The Ferguson protesters have proven themselves to be destructive, violent, and completely uninterested in anything having to do with “justice.” Not only are they okay with this assessment—they’re completely proud of it.

In fact, they’re beginning to look an awful lot like another “justice movement” we got to know quite well a few years back.

Back in August, an enterprising writer over at Buzzfeed engaged in some solid journalism and noticed that the Ferguson protests—namely, the evolving encampments were beginning to look a little like the Occupy Wall Street protests:

As the marches in Ferguson grow smaller, this apparently semi-permanent encampment has echoes of Occupy Wall Street and other radical encampments who sought to claim and hold territory in 2011 and 2012.

“Why do we need a leader?” Alexander asked. “I’m saying everybody can be leaders.” The camp even has a few Occupy veterans who drifted in during the last week and are giving them pointers on how to deal with things like tear gas — a threat Alexander said is still present, especially as their numbers grow.

A couple of miles away in downtown Ferguson, across the street from the still-under-construction police station, another group is also digging in.

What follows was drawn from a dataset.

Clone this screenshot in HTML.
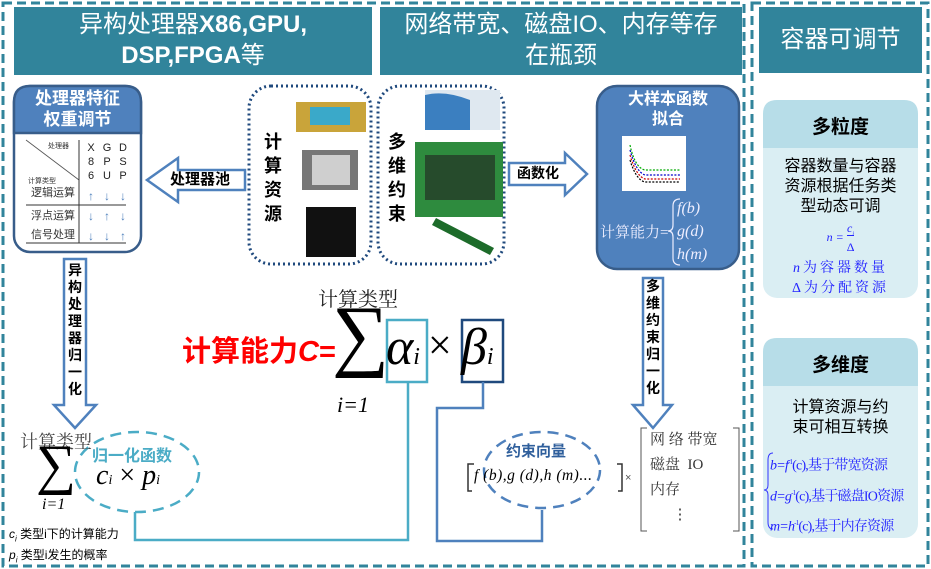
<!DOCTYPE html>
<html><head><meta charset="utf-8"><style>
body{margin:0;width:931px;height:569px;background:#fff;position:relative;overflow:hidden;font-family:"Liberation Sans","Noto Sans CJK SC",sans-serif}
.a{position:absolute}
.hd{position:absolute;background:#31849b;color:#fff;text-align:center;font-size:24px;line-height:31px}
.serif{font-family:"Liberation Serif","Noto Serif CJK SC",serif}
.vt{position:absolute;font-weight:bold;font-size:14px;line-height:17px;width:18px;text-align:center;color:#000}
</style></head><body>
<svg class="a" style="left:0;top:0" width="931" height="569">
 <rect x="3" y="3" width="741" height="563" fill="none" stroke="#31849b" stroke-width="3" stroke-dasharray="9,5"/>
 <rect x="752" y="3" width="176" height="563" fill="none" stroke="#31849b" stroke-width="3" stroke-dasharray="9,5"/>
 <rect x="14" y="86" width="127" height="166" rx="16" fill="#fff" stroke="#385d8a" stroke-width="2.5"/>
 <path d="M14 133 V102 Q14 86 30 86 H125 Q141 86 141 102 V133 Z" fill="#4f81bd" stroke="#385d8a" stroke-width="2.5"/>
 <line x1="26" y1="140" x2="79" y2="180" stroke="#555" stroke-width="0.8"/>
 <line x1="79" y1="140" x2="79" y2="243" stroke="#333" stroke-width="1"/>
 <line x1="26" y1="205" x2="126" y2="205" stroke="#333" stroke-width="1"/>
 <line x1="26" y1="243" x2="126" y2="243" stroke="#333" stroke-width="1"/>
 <path d="M245 170 H178 V158 L147 180 L178 202 V190 H245 Z" fill="#fff" stroke="#4f81bd" stroke-width="2.5"/>
 <rect x="249" y="86" width="122" height="178" rx="22" fill="none" stroke="#1f497d" stroke-width="3" stroke-dasharray="2,3"/>
 <rect x="378" y="86" width="126" height="178" rx="22" fill="none" stroke="#1f497d" stroke-width="3" stroke-dasharray="2,3"/>
 <path d="M509 163 H565 V153 L587 174 L565 195 V185 H509 Z" fill="#fff" stroke="#4f81bd" stroke-width="2.5"/>
 <rect x="597" y="86" width="142" height="183" rx="20" fill="#4f81bd" stroke="#385d8a" stroke-width="2.5"/>
 <rect x="622" y="136" width="64" height="55" fill="#fff"/>
 <g stroke-width="1.2" stroke-dasharray="2,1.5" fill="none">
  <path d="M630 145 Q635 168 645 170 H680" stroke="#0a0"/>
  <path d="M630 150 Q636 172 645 175 H680" stroke="#00c"/>
  <path d="M630 155 Q636 176 645 179 H680" stroke="#c00"/>
  <path d="M630 160 Q636 180 645 182 H680" stroke="#000"/>
 </g>
 <path d="M680 199 Q673 199 673 206 V225 Q673 231 668 231 Q673 231 673 237 V258 Q673 265 680 265" fill="none" stroke="#eef" stroke-width="1.2"/>
 <path d="M64 259 H86 V405 H96 L75 428 L54 405 H64 Z" fill="#fff" stroke="#4f81bd" stroke-width="2.5"/>
 <path d="M643 278 H663 V405 H672 L653 428 L633 405 H643 Z" fill="#fff" stroke="#4f81bd" stroke-width="2.5"/>
 <rect x="387" y="320" width="40" height="62" fill="none" stroke="#4bacc6" stroke-width="2.5"/>
 <rect x="462" y="320" width="41" height="62" fill="none" stroke="#1f497d" stroke-width="2.5"/>
 <path d="M408 382 V540 H135 V512" fill="none" stroke="#4bacc6" stroke-width="2.5"/>
 <path d="M483 382 V408 H437 V541 H542 V510" fill="none" stroke="#4f81bd" stroke-width="2.5"/>
 <ellipse cx="137" cy="472" rx="62" ry="40" fill="#fff" stroke="#4bacc6" stroke-width="2.5" stroke-dasharray="11,7"/>
 <ellipse cx="542" cy="470" rx="58" ry="38" fill="#fff" stroke="#4f81bd" stroke-width="2.5" stroke-dasharray="11,7"/>
 <path d="M647 428 H641 V531 H647 M733 428 H739 V531 H733" fill="none" stroke="#555" stroke-width="1"/>
 <path d="M474 464 H468 V491 H472 M617 464 H622 V491 H618" fill="none" stroke="#333" stroke-width="1.5"/>
 <rect x="763" y="100" width="155" height="198" rx="14" fill="#daeef3"/>
 <path d="M763 148 V114 Q763 100 777 100 H904 Q918 100 918 114 V148 Z" fill="#b7dde8"/>
 <rect x="763" y="338" width="155" height="200" rx="14" fill="#daeef3"/>
 <path d="M763 386 V352 Q763 338 777 338 H904 Q918 338 918 352 V386 Z" fill="#b7dde8"/>
 <path d="M773 453 Q768 453 768 460 V485 Q768 490 764 490 Q768 490 768 495 V522 Q768 529 773 529" fill="none" stroke="#33f" stroke-width="1"/>
 <rect x="296" y="102" width="70" height="30" fill="#c9a43a"/><rect x="310" y="107" width="40" height="18" fill="#3aa9c9"/>
 <rect x="302" y="150" width="56" height="40" fill="#777"/><rect x="312" y="155" width="38" height="30" fill="#cfcfcf"/>
 <rect x="306" y="207" width="50" height="50" fill="#111"/>
 <rect x="425" y="90" width="75" height="40" fill="#dfe8f0"/><path d="M425 95 Q445 90 470 100 L470 130 H425Z" fill="#3b7fc0"/>
 <rect x="415" y="142" width="88" height="75" fill="#2e8b3e"/><rect x="425" y="155" width="70" height="45" fill="#222" opacity=".6"/>
 <path d="M432 225 L490 255 L494 248 L436 218 Z" fill="#1d6b2a"/>
</svg>
<div class="hd" style="left:14px;top:7px;width:358px;height:66px;padding-top:2px">异构处理器<b>X86,GPU,</b><br><b>DSP,FPGA</b>等</div>
<div class="hd" style="left:380px;top:7px;width:362px;height:66px;padding-top:2px">网络带宽、磁盘IO、内存等存<br>在瓶颈</div>
<div class="hd" style="left:759px;top:7px;width:163px;height:66px;line-height:66px">容器可调节</div>

<div class="a" style="left:14px;top:88px;width:127px;text-align:center;color:#fff;font-weight:bold;font-size:17px;line-height:21px">处理器特征<br>权重调节</div>
<div class="a" style="left:48px;top:141px;font-size:7px;color:#333">处理器</div>
<div class="a" style="left:28px;top:176px;font-size:7px;color:#333">计算类型</div>
<div class="a" style="left:31px;top:184px;font-size:11px;color:#333">逻辑运算</div>
<div class="a" style="left:31px;top:207px;font-size:11px;color:#333">浮点运算</div>
<div class="a" style="left:31px;top:226px;font-size:11px;color:#333">信号处理</div>
<div class="a" style="left:83px;top:141px;font-size:11px;line-height:14px;color:#222;width:50px">
<span style="display:inline-block;width:16px;text-align:center">X<br>8<br>6</span><span style="display:inline-block;width:16px;text-align:center">G<br>P<br>U</span><span style="display:inline-block;width:16px;text-align:center">D<br>S<br>P</span></div>
<div class="a" style="left:83px;top:186px;font-size:12px;line-height:20px;color:#4f81bd;width:50px">
<span style="display:inline-block;width:16px;text-align:center">↑<br>↓<br>↓</span><span style="display:inline-block;width:16px;text-align:center">↓<br>↑<br>↓</span><span style="display:inline-block;width:16px;text-align:center">↓<br>↓<br>↑</span></div>

<div class="a" style="left:170px;top:168px;font-weight:bold;font-size:15px">处理器池</div>
<div class="a" style="left:517px;top:163px;font-weight:bold;font-size:14px">函数化</div>
<div class="vt" style="left:262px;top:130px;font-size:18px;line-height:24px;width:22px">计<br>算<br>资<br>源</div>
<div class="vt" style="left:386px;top:130px;font-size:18px;line-height:24px;width:22px">多<br>维<br>约<br>束</div>

<div class="a" style="left:597px;top:90px;width:142px;text-align:center;color:#fff;font-weight:bold;font-size:16px;line-height:20px">大样本函数<br>拟合</div>
<div class="a serif" style="left:600px;top:221px;color:#eef;font-size:15px;white-space:nowrap">计算能力=</div>
<div class="a serif" style="left:677px;top:197px;color:#eef;font-size:16px;font-style:italic;line-height:23px">f(b)<br>g(d)<br>h(m)</div>

<div class="vt" style="left:66px;top:262px;">异<br>构<br>处<br>理<br>器<br>归<br>一<br>化</div>
<div class="vt" style="left:644px;top:278px;">多<br>维<br>约<br>束<br>归<br>一<br>化</div>

<div class="a" style="left:182px;top:328px;color:#f00;font-weight:bold;font-size:29px">计算能力<i>C</i>=</div>
<div class="a serif" style="left:318px;top:283px;font-size:20px;color:#222">计算类型</div>
<div class="a serif" style="left:332px;top:290px;font-size:80px;line-height:90px">∑</div>
<div class="a serif" style="left:337px;top:392px;font-size:22px;font-style:italic">i=1</div>
<div class="a serif" style="left:386px;top:318px;font-size:52px;font-style:italic;line-height:60px">α<span style="font-size:24px">i</span></div>
<div class="a serif" style="left:428px;top:322px;font-size:42px">×</div>
<div class="a serif" style="left:461px;top:318px;font-size:52px;font-style:italic;line-height:60px">β<span style="font-size:24px">i</span></div>

<div class="a serif" style="left:20px;top:428px;font-size:18px;color:#444">计算类型</div>
<div class="a serif" style="left:36px;top:430px;font-size:56px;line-height:70px">∑</div>
<div class="a serif" style="left:42px;top:496px;font-size:16px;font-style:italic">i=1</div>
<div class="a" style="left:92px;top:442px;font-weight:bold;font-size:16px;color:#4bacc6">归一化函数</div>
<div class="a serif" style="left:96px;top:460px;font-size:28px;font-style:italic">c<span style="font-size:14px">i</span> <span style="font-style:normal">×</span> p<span style="font-size:14px">i</span></div>
<div class="a" style="left:9px;top:526px;font-size:12px;line-height:17px"><i>c<sub style="font-size:8px">i</sub></i> 类型i下的计算能力<br><i>p<sub style="font-size:8px">i</sub></i> 类型i发生的概率</div>

<div class="a" style="left:506px;top:440px;font-weight:bold;font-size:15px;color:#2f5f9c">约束向量</div>
<div class="a serif" style="left:474px;top:467px;font-size:15.5px;font-style:italic;letter-spacing:0.5px;white-space:nowrap">f (b),g (d),h (m)...</div>
<div class="a" style="left:625px;top:472px;font-size:11px;color:#555">×</div>
<div class="a serif" style="left:650px;top:428px;font-size:15px;line-height:25px;color:#333">网 络 带宽<br>磁盘&nbsp; IO<br>内存<br>&nbsp; &nbsp; &nbsp; ⋮</div>

<div class="a" style="left:763px;top:112px;width:155px;text-align:center;font-weight:bold;font-size:19px">多粒度</div>
<div class="a" style="left:763px;top:157px;width:155px;text-align:center;font-size:16px;line-height:20px">容器数量与容器<br>资源根据任务类<br>型动态可调</div>
<div class="a serif" style="left:763px;top:222px;width:155px;text-align:center;font-size:12px;color:#22f;font-style:italic">n = <span style="display:inline-block;vertical-align:middle;text-align:center;line-height:13px"><span style="border-bottom:1px solid #22f">c<sub style="font-size:6px">i</sub></span><br><span style="font-style:normal">Δ</span></span></div>
<div class="a serif" style="left:763px;top:259px;width:155px;text-align:center;font-size:14px;color:#22f;letter-spacing:3px;line-height:20px"><i>n</i>为容器数量<br>Δ为分配资源</div>

<div class="a" style="left:763px;top:350px;width:155px;text-align:center;font-weight:bold;font-size:19px">多维度</div>
<div class="a" style="left:763px;top:398px;width:155px;text-align:center;font-size:16px;line-height:20px">计算资源与约<br>束可相互转换</div>
<div class="a serif" style="left:770px;top:449px;font-size:14px;color:#22f;line-height:26px;white-space:nowrap;letter-spacing:-0.8px"><i>b=f</i><sup style="font-size:7px">-1</sup>(c),基于带宽资源<br><i>d=g</i><sup style="font-size:7px">-1</sup>(c),基于磁盘IO资源<br><i>m=h</i><sup style="font-size:7px">-1</sup>(c),基于内存资源</div>
</body></html>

Unlike the protesters on W Florissant, the gathering downtown is older and includes more women than men. Many of the demonstrators leave by the middle of the night, though someone is always out and always will be until they “get some answers,” according to organizer Angela Whitman.

“We come out when it’s storming and raining,” she said. “We don’t play around. We don’t care what the weather is. We’ll be out here as long as it takes.”
The atmosphere downtown is almost familial, with chairs and tables spread out across the street corner. Friday night, the group had prayers and competing chants between men and women, among other things.

In fact, Occupy is more interconnected with Ferguson than was immediately apparent when people started to organize.

The community organizers who turned Zuccotti Park in New York and McPherson Square in DC into public urinals back in 2011 didn’t just fade into the background once city officials scraped their filth off the sidewalk; they’ve been protesting Walmart (and plan to do so on Black Friday, just in case you were planning on standing in line for a $10 DVD player or something,) and more recently using their microphone to help promote uprisings not only in Ferguson, but all across the country. They’re providing an online home base, movement updates, resources for protesters, and help connecting to local protests like the ones we’ve seen in Portland, Dallas, and Washington, D.C.

They’re even participating in violent assaults on public officials.

So, violence. Assault. Destruction of property. What’s next? Occupy’s history isn’t really encouraging:

Occupy brought us filth, violence, rampant drug use, and rape and sexual assault—and the people of Ferguson deserve much better.